Cell lineages that culminate in mammary gland development may also lead to breast cancer. Although these lineages, as well as the stem cells and progenitor cells they comprise, have been subjected to extensive study, the perturbations of these lineages that increase the risk of breast cancer have remained obscure, frustrating the search for chemoprevention drugs. Consequently, scientists based at the Princess Margaret Cancer Center in Toronto took a closer look at mammary cell lineages. These scientists now report that the proliferation of mammary gland stem cells in response to progesterone is promoted by epigenetic proteins.
This discovery was detailed in a paper (“Mammary molecular portraits reveal lineage-specific features and progenitor cell vulnerabilities”) that appeared June 19 in the Journal of Cell Biology. This paper, which describes the comprehensive profiling of the epigenomes, transcriptomes, and proteomes of cells isolated from mice and women and high risk of developing breast cancer, suggests that inhibiting epigenetic proteins with drugs could prevent the development of breast cancer in women at high risk of the disease.
"Currently, there are no standard of care preventative interventions for women at high risk of breast cancer," said Rama Khokha, Ph.D., a senior scientist at Princess Margaret Cancer Center and a professor of medical biophysics at the University of Toronto. "Although it is becoming increasingly clear that stem and progenitor cells underlie cancer development, we lack strategies to target these cells for chemoprevention."
To learn more about these progenitor cells and identify any vulnerabilities that could potentially be exploited to prevent the development of breast cancer, Dr. Khokha and colleagues isolated cells from the mammary glands of mice and examined how they changed in response to progesterone.

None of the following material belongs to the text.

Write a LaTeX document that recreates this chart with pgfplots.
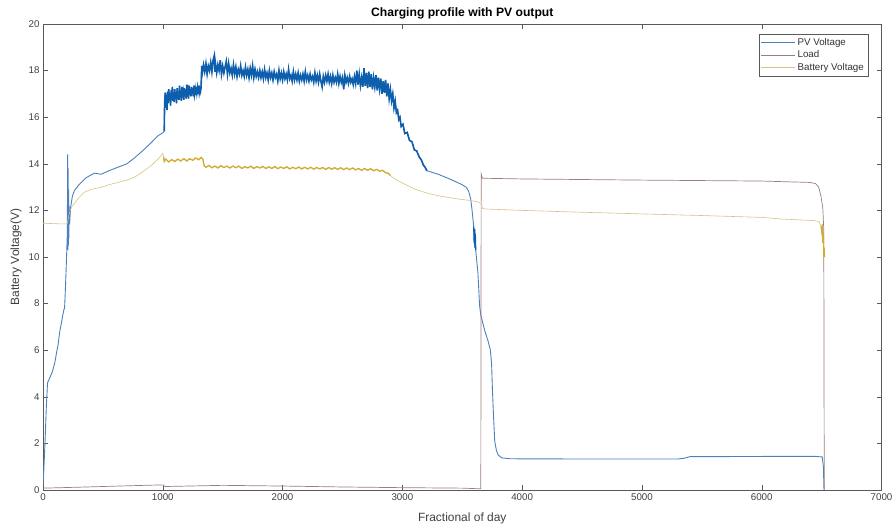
\documentclass[border=0pt]{standalone}
\usepackage{fontspec}
\setmainfont{Liberation Sans}
\usepackage{pgfplots}
\usepackage{pgfplotstable}
\pgfplotsset{compat=1.18}
\usetikzlibrary{calc}

\definecolor{pvc}{rgb}{0.30,0.50,0.75}
\definecolor{pvdark}{rgb}{0.05,0.37,0.68}
\definecolor{loadc}{rgb}{0.60,0.50,0.47}
\definecolor{batc}{rgb}{0.84,0.76,0.52}
\definecolor{batdark}{rgb}{0.82,0.67,0.20}
\definecolor{axc}{rgb}{0.35,0.35,0.35}

% PV voltage
\pgfplotstableread{
x y
0 0.2
8 1.0
18 2.2
28 3.6
38 4.6
55 4.8
80 5.1
100 5.5
115 5.95
125 6.2
140 6.8
155 7.2
165 7.5
175 7.75
180 7.8
186 8.5
192 9.3
198 10.2
203 11.0
206 14.4
208 10.3
210 13.8
212 10.5
214 12.9
216 10.8
218 12.2
222 11.4
230 12.1
245 12.6
262 12.85
300 13.1
359 13.4
429 13.6
485 13.55
550 13.7
624 13.85
700 14.0
763 14.25
830 14.55
902 14.9
960 15.2
1005 15.35
1012 15.4
1015 16.5
1020 17.05
1025 16.4
1030 16.95
1035 16.3
1040 17.1
1045 16.6
1050 17.2
1055 16.7
1060 17.0
1065 16.5
1070 17.15
1075 16.75
1080 17.3
1085 16.7
1090 17.05
1095 16.65
1100 17.2
1105 16.8
1110 17.0
1115 16.6
1120 17.25
1125 16.8
1130 17.1
1135 16.75
1140 17.35
1145 16.85
1150 17.1
1155 16.7
1160 17.3
1165 16.85
1170 17.05
1175 16.75
1180 17.25
1185 16.9
1190 17.15
1195 16.8
1200 17.4
1205 16.9
1210 17.1
1215 16.8
1220 17.35
1225 16.95
1230 17.2
1235 16.9
1240 17.3
1245 17.0
1250 17.25
1255 16.9
1260 17.35
1265 17.0
1270 17.2
1275 16.95
1280 17.3
1285 17.05
1290 17.25
1295 17.0
1300 17.35
1305 17.05
1310 17.2
1315 17.1
1320 17.3
1325 18.2
1330 17.9
1340 18.25
1350 17.95
1360 18.3
1370 17.85
1380 18.2
1390 18.0
1400 18.35
1410 17.95
1420 18.45
1430 18.65
1435 17.95
1440 18.3
1450 17.9
1460 18.25
1470 18.0
1480 18.45
1490 17.85
1500 18.2
1510 17.9
1520 18.15
1530 18.4
1540 17.85
1550 18.3
1560 17.9
1570 18.1
1580 17.8
1590 18.25
1600 17.85
1610 18.15
1620 17.75
1630 18.05
1640 17.85
1650 18.2
1660 17.8
1670 18.0
1680 17.75
1690 18.15
1700 17.8
1710 18.05
1720 17.7
1730 18.1
1740 17.8
1750 18.2
1760 17.7
1770 18.05
1780 17.75
1790 17.95
1800 17.7
1810 18.0
1820 17.7
1830 17.95
1840 17.65
1850 18.05
1860 17.7
1870 17.9
1880 17.6
1890 18.0
1900 17.7
1910 17.9
1920 17.6
1930 17.95
1940 17.7
1950 17.85
1960 17.55
1970 18.0
1980 17.65
1990 17.9
2000 17.6
2010 17.95
2020 17.65
2030 17.85
2040 17.6
2050 18.05
2060 17.65
2070 17.8
2080 17.55
2090 17.95
2100 17.6
2110 17.85
2120 17.6
2130 17.9
2140 17.55
2150 17.8
2160 17.6
2170 17.85
2180 17.55
2190 17.95
2200 17.6
2210 17.8
2220 17.55
2230 17.85
2240 17.6
2250 17.75
2260 17.5
2270 17.9
2280 17.55
2290 17.8
2300 17.5
2310 17.85
2320 17.55
2330 17.3
2340 17.75
2350 17.5
2360 17.8
2370 17.55
2380 17.85
2390 17.5
2400 17.75
2410 17.45
2420 17.8
2430 17.5
2440 17.7
2450 17.5
2460 17.85
2470 17.45
2480 17.75
2490 17.5
2500 17.7
2510 17.2
2520 17.8
2530 17.5
2540 17.7
2550 17.45
2560 17.75
2570 17.5
2580 17.65
2590 17.4
2600 17.75
2610 17.45
2620 18.0
2630 17.4
2640 17.85
2650 17.35
2660 17.7
2670 17.3
2680 18.1
2690 17.35
2700 17.9
2710 17.25
2720 17.95
2730 17.3
2740 17.85
2750 17.2
2760 17.7
2770 17.3
2780 17.8
2790 17.15
2800 17.7
2810 17.2
2820 17.65
2830 17.0
2840 17.55
2850 17.05
2860 17.6
2870 16.9
2880 17.45
2890 16.8
2900 17.2
2910 16.7
2920 17.0
2930 16.4
2940 16.7
2950 16.2
2960 16.3
2970 15.9
2980 16.0
2990 15.6
3005 15.7
3020 15.3
3040 15.35
3060 15.0
3080 14.95
3100 14.6
3120 14.55
3140 14.3
3160 14.15
3175 13.95
3190 13.85
3205 13.7
3220 13.68
3300 13.55
3381 13.38
3450 13.22
3500 13.1
3534 12.99
3555 12.8
3570 12.5
3580 12.1
3590 11.6
3596 11.3
3600 10.6
3603 11.2
3606 10.4
3609 11.0
3612 10.3
3620 9.9
3631 9.3
3645 7.9
3655 7.5
3670 7.2
3690 6.8
3715 6.4
3735 6.0
3745 5.4
3752 4.3
3760 3.3
3771 2.1
3785 1.7
3800 1.5
3830 1.38
3900 1.34
4500 1.33
5300 1.33
5350 1.36
5400 1.43
6000 1.44
6450 1.44
6505 1.42
6515 1.0
6520 0
}\pvdata

% Load
\pgfplotstableread{
x y
0 0.08
300 0.12
700 0.18
1000 0.22
1020 0.15
1500 0.2
2000 0.17
2500 0.13
3000 0.1
3500 0.08
3655 0.05
3658 13.57
3668 13.38
4000 13.35
5000 13.3
6000 13.26
6400 13.2
6450 13.15
6475 13.0
6495 12.6
6510 12.1
6518 11.2
6522 0
}\loaddata

% Battery voltage
\pgfplotstableread{
x y
0 11.45
150 11.42
200 11.42
206 11.5
220 11.9
240 12.15
262 12.3
300 12.55
345 12.78
400 12.9
485 12.99
550 13.1
624 13.2
700 13.3
763 13.42
830 13.65
902 13.92
960 14.2
1000 14.45
1008 14.3
1012 14.1
1025 14.2
1050 14.08
1075 14.18
1100 14.1
1125 14.2
1150 14.12
1175 14.22
1200 14.12
1225 14.22
1250 14.15
1275 14.25
1300 14.17
1320 14.27
1335 14.2
1345 13.92
1360 13.85
1385 13.93
1410 13.83
1435 13.9
1460 13.82
1485 13.92
1510 13.84
1535 13.9
1560 13.82
1585 13.9
1610 13.83
1635 13.9
1660 13.8
1685 13.88
1710 13.82
1735 13.9
1760 13.8
1785 13.88
1810 13.82
1835 13.89
1860 13.8
1885 13.87
1910 13.8
1935 13.88
1960 13.79
1985 13.86
2010 13.8
2035 13.87
2060 13.78
2085 13.85
2110 13.79
2135 13.86
2160 13.78
2185 13.85
2210 13.78
2235 13.85
2260 13.77
2285 13.84
2310 13.78
2335 13.84
2360 13.76
2385 13.84
2410 13.77
2435 13.83
2460 13.76
2485 13.83
2510 13.75
2535 13.82
2560 13.75
2585 13.82
2610 13.74
2635 13.8
2660 13.72
2685 13.8
2710 13.72
2735 13.79
2760 13.7
2785 13.76
2810 13.68
2835 13.72
2860 13.62
2880 13.6
2900 13.5
2935 13.35
2991 13.2
3050 13.05
3102 12.92
3170 12.8
3241 12.7
3310 12.62
3381 12.56
3480 12.48
3576 12.42
3640 12.35
3662 12.3
3668 12.08
3700 12.06
4000 12.0
4500 11.92
5000 11.85
5500 11.78
6000 11.7
6165 11.63
6444 11.56
6480 11.5
6495 11.3
6500 11.1
6505 11.4
6510 10.6
6515 11.0
6518 10.0
6522 10.4
6525 10.0
}\batdata

\begin{document}
\begin{tikzpicture}
\begin{axis}[%
name=ax,
width=838.5bp,
height=466bp,
scale only axis,
xmin=0, xmax=7000,
ymin=0, ymax=20,
xtick={0,1000,...,7000},
ytick={0,2,...,20},
major tick length=5bp,
axis line style={axc},
every tick/.style={axc},
tick label style={font=\fontsize{9.8}{11}\selectfont, text=black!75},
/pgf/number format/assume math mode=true,
/pgf/number format/1000 sep={},
title={\bfseries Charging profile with PV output},
every axis title shift=0pt,
title style={font=\fontsize{12.2}{14}\selectfont, at={(axis description cs:0.5,1)}, anchor=base, yshift=7bp},
xlabel={Fractional of day},
ylabel={Battery Voltage(V)},
xlabel style={font=\fontsize{12}{14}\selectfont, text=black!75, at={(axis description cs:0.5,-0.0601)}, anchor=center},
ylabel style={font=\fontsize{12}{14}\selectfont, text=black!75, at={(axis description cs:-0.0322,0.5)}, anchor=center},
legend style={at={(axis description cs:1,1)}, anchor=north east, xshift=-13.5bp, yshift=-10bp,
  draw=axc, font=\fontsize{9.8}{10}\selectfont, text=black!80, inner sep=2bp, row sep=0bp,
  cells={anchor=west}},
legend image code/.code={\draw[#1] (0bp,0bp) -- (34bp,0bp);},
]

\addplot[pvc, line width=0.9bp] table[x=x, y=y] {\pvdata};
\addlegendentry{PV Voltage}
\addplot[loadc, line width=0.7bp] table[x=x, y=y] {\loaddata};
\addlegendentry{Load}
\addplot[batc, line width=0.6bp] table[x=x, y=y] {\batdata};
\addlegendentry{Battery Voltage}

% the noisy stretches show as darker, thicker bands in the scan
\addplot[pvdark, line width=1.6bp, forget plot, restrict x to domain=1012:3210] table[x=x, y=y] {\pvdata};
\addplot[pvdark, line width=1.3bp, forget plot, restrict x to domain=3596:3615] table[x=x, y=y] {\pvdata};
\addplot[batdark, line width=1.3bp, forget plot, restrict x to domain=1008:2900] table[x=x, y=y] {\batdata};
\addplot[batdark, line width=1.1bp, forget plot, restrict x to domain=6495:6525] table[x=x, y=y] {\batdata};

\end{axis}
\pgfresetboundingbox
\path ($(ax.south west)+(-43bp,-39bp)$) rectangle ($(ax.north east)+(13.5bp,24bp)$);
\end{tikzpicture}
\end{document}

The researchers had previously measured all of the RNA molecules produced by mammary gland cells. Now they quantified all of the cells' proteins and assessed the cells' epigenomes—the various chemical modifications to a cell's chromosomes that help determine which genes are turned on and off.
“We define systems-level relationships between chromatin–DNA–RNA–protein states, identify lineage-specific DNA methylation of transcription factor binding sites, and pinpoint proteins underlying progesterone responsiveness,” wrote the authors of the JCB article. “Comparative proteomics of estrogen and progesterone receptor–positive and –negative cell populations, extensive target validation, and drug testing lead to discovery of stem and progenitor cell vulnerabilities.”
This global overview of mammary gland cells revealed that in response to progesterone, progenitor cells—particularly luminal progenitor cells—upregulate many of the epigenetic regulatory proteins responsible for modifying the cells' chromosomes.
Mammary glands contain two types of cells, basal and luminal, that arise from specialized stem or progenitor cells. During pregnancy or the menstrual cycle, progesterone induces basal and luminal progenitor cell numbers to expand and drive mammary gland formation. But mammary gland progenitors may also give rise to cancer. Progesterone exposure and stem cell proliferation have been linked to the development of breast cancer, and the number of progenitor cells is often elevated in women carrying mutations in BRCA1 or other genes that put them at a high risk of developing the disease.
Following up on their discovery of “stem and progenitor cell vulnerabilities,” Khokha and colleagues tested multiple epigenetic inhibitors. "We thought,” Khoka explained, “that drugs that inhibit epigenetic regulatory proteins might suppress the proliferation of stem and progenitor cells in response to progesterone."
“Top epigenetic drugs exert cytostatic effects; prevent adult mammary cell expansion, clonogenicity, and mammopoiesis; and deplete stem cell frequency,” the JBC paper added. “Select drugs also abrogate human breast progenitor cell activity in normal and high-risk patient samples.”
The researchers tested multiple epigenetic inhibitors, many of which are already approved for use in humans by the FDA. Several of these drugs inhibited the proliferation of mammary gland progenitor cells and decreased their total number in mice. One, a drug called decitabine that inhibits DNA methyltransferase enzymes and is approved to treat myelodysplastic syndrome, delayed the formation of tumors in breast cancer-prone rodents.
Khokha and colleagues then tested the effects of epigenetic inhibitors on mammary gland progenitor cells isolated from women at high risk of developing breast cancer. Progenitor cells from patients with BRCA1 mutations were particularly vulnerable to epigenetic inhibitors, including decitabine. Decitabine also suppressed the activity of progenitor cells from patients with mutations in the BRCA2 gene.
"This demonstrates that the dependency of progenitor cells on specific epigenetic proteins is conserved between mice and humans and highlights the potential of epigenetic therapies to target these important cell types in the human breast as a form of chemoprevention," concluded Khokha.